Con il Brentford arriva la prima esperienza in Premier. All’esordio assoluto, clean sheet contro l’Arsenal: “Non un cattivo inizio”, dice col sorriso a trentadue denti. Poi, però, un brutto infortunio lo tiene fermo per tre mesi. Una volta guarito, torna al campo d’allenamento travestito da… dinosauro (tra le risate generali): “Dovevo celebrare il ritorno in campo. In quattro anni sono passato dalla League One a sfidare Ronaldo, Kane, Kanté, Vardy…”. I primi due se lo ricordano bene: li ha annullati, tenendo la porta inviolata. “E con gli altri due ho scambiato la maglia”. Ma la parata più bella è quella contro Diogo Jota del Liverpool: “Con un bel riflesso ho deviato il suo tap-in e ho pregato: ‘Per favore, non entrare’. È finita in calcio d’angolo”.
In tutta la chiacchierata si nota una caratteristica fondamentale: l’umiltà. E infatti, quando gli chiediamo chi siano i migliori portieri di Premier, non si include: “Primo Alisson, poi Ederson, De Gea, José Sa e Sanchez. Io non ci sono, penso a lavorare: stiamo preparando due partite importanti di Nations League”. Con Luis Enrique che allena… dall’alto: “Guarda sempre l’allenamento dalla terrazza e con un walkie-talkie ci dà le indicazioni”.
Dai Pokemon alle serie tv. "E il mio rating di FIFA deve essere migliore"

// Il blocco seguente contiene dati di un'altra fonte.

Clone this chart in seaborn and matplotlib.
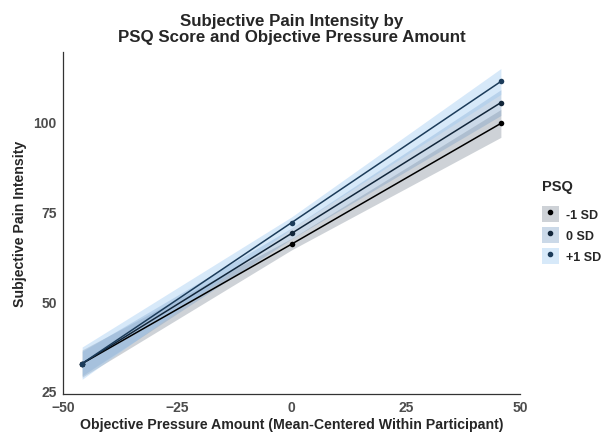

Lavoro, ambizione, audacia. Ma ogni tanto ci vuole anche un po’ di riposo. “Sono molto appassionato di videogiochi, a casa ho anche il visore per la realtà virtuale. Ultimamente sto giocando a ‘Escape from Tarkov’ e sto aspettando il nuovo FIFA, sperando che il mio rating sia migliore: devo essere almeno oro dai…”, dice ridendo. “Un’altra mia passione sono le serie tv: con la mia ragazza sto guardando Peaky Blinders, poi adoro Game of Thrones, Breaking Bad e Prison Break. E da bambino sono cresciuto con Dragon Ball e i Pokemon, per questo ho deciso di tatuarmeli sulla gamba destra (in foto sopra). Ma il lavoro è ancora da finire: devo aggiungere Detective Conan, Holly&Benji e Yu-Gi-Ho”. Dalla tv di casa, a Pallejà - venti chilometri da Barcellona - ai teleschermi del mondo intero come giocatore di Premier. “Tanta dedizione, ancor più audacia: no regrets, la vista ora vale il viaggio”.